Nota-se
nos tempos mais recentes que presidente da república e primeiro-ministro têm
visões (quase) diametralmente opostas sobre algumas das questões do país. A
mais incisiva foi a da leitura dos incêndios em Portugal continental, tendo
como base os dois cenários mais dramáticos de Pedrógão Grande, em junho, e de
Oliveira do Hospital, em outubro… aceitando tais localidades como símbolos das
perdas mais significativas em vida humanas, em casas ardidas e em prejuízos
verificados.
Marcelo
mergulhou no seu ser mais rural para se deixar comover pelos episódios e para
levar à emoção o país, que o escutou. Costa ficou-se pela leitura mais urbana
das não-respostas, sem captar o sentido mais marcante… parecendo dar a impressão
que não se tinha deixado tocar pela dor alheia.
Daí
vermos uma figura hierática a debitar desculpas…um tanto toscas e mal
elaboradas, no caso do PM-Costa, enquanto o PR-Marcelo se desfez em explicações
de fragilidades, sob a conjetura dos afetos e na proporção da comunhão com a
dor dos seus concidadãos… Duas visões dum mesmo país!
Fique
claro: votei em Marcelo, mas tenho tido uma apreciação pouco favorável ao seu
desempenho (quase) populista. Certas colagens à governança considero que têm
deixado algo a desejar…até na separação de poderes. Pela primeira vez apreciei
a sua função pedagógica para com a fórmula encontrada para o país ser
governado. Não concordo totalmente com quem manda, mas respeito quem tem a
tarefa de assumir tal papel…
=
Vejamos, então, o que poderá condicionar a ação de interpretar a tragédia dos
incêndios – sobretudo nas duas fases já vividas.
Não
basta dizer os números, é preciso entender o significado das perdas, tendo em
conta o âmbito rural – o do PR-Marcelo – e o do (pretenso) citadino – o do PM-Costa.
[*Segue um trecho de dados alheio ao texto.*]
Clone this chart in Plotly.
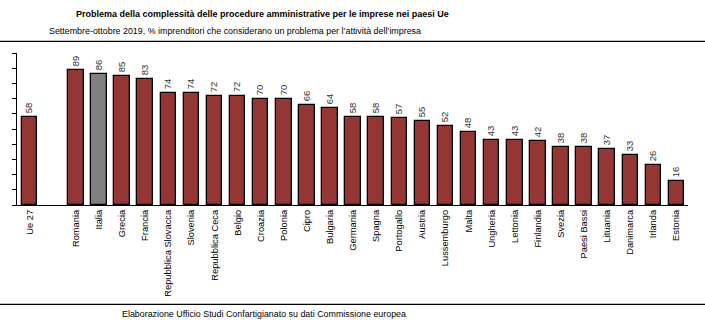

Neste o anonimato como que ofusca a ligação afetivo-emocional do ruralista,
que, por seu turno, vê-lhe ser amputado da vida e da memória alguém que fazia
parte da sua convivência mais terna e próxima.
Quem tem
mais razão? Talvez o PM-Costa, pois ele retrata o distanciamento entre as
pessoas e revela a frieza com que os vizinhos se tratam…mesmo vivendo
porta-com-porta. O PR-Marcelo deixa, no entanto, transparecer que as pessoas
têm rosto e que contam as ‘suas’ histórias mais ou menos idênticas às que nós
vivemos quando regressamos às origens… Ele é, no entanto, cidadão com visão
abrangente.
Ora, o
país da capital, que se esvazia na época natalícia para rever a sua ruralidade,
com todos estes incêndios, como que é colocado em crise, gerando processos de
psicanálise dum ‘eu coletivo’ que se entristece quando vê serem-lhe cerceadas
as suas raízes mais profundas ou mesmo adventícias…
= As
várias velocidades a que temos visto o nosso país caminhar como que denuncia
que a litoralização do país fará com que os fenómenos de Pedrogão Grande e de
Oliveira do Hospital – quais símbolos das tragédias recentes – se possam
repetir mais vezes, pois com a desertificação do interior pouco mais resta do
que a mancha florestal para ser consumida pelo fogo, tanto o de origem
climatérica como o de marca um tanto criminosa, sem esquecer a componente de
desleixo com que temos estado a tratar quem ainda resiste a deixar as suas
origens.
É
preciso que se comece de vez a programar como queremos viver, pelo menos, nos
próximos cinquenta anos, lançando as bases para se possa construir um Portugal
mais solidário entre as partes e as sensibilidades, entre os que usufruem da
floresta e os que dela criam riqueza, os que se sentem ligados à terra e os que
um tanto a abjuram, os que têm responsabilidade em criar laços com os
antepassados e os que já se desligaram, os que esperam maior harmonia entre os
elementos florestais e os que não se reveem em tais raízes…
Está na
hora de se desideologizar a sustentabilidade deste setor do nosso valor
patrimonial, pois ninguém pode pretender impor aos outros aquilo que não
consegue praticar…no governo ou fora dele. Se tomarmos por paradigma o desastre
que atingiu o ‘pinhal de Leiria’ podemos e devemos questionar: se esta pérola
da nossa floresta ardeu em mais de dois terços, quem irá recuperar tal fortuna
se não nos unirmos na ação? Basta de palavras, passemos às obras!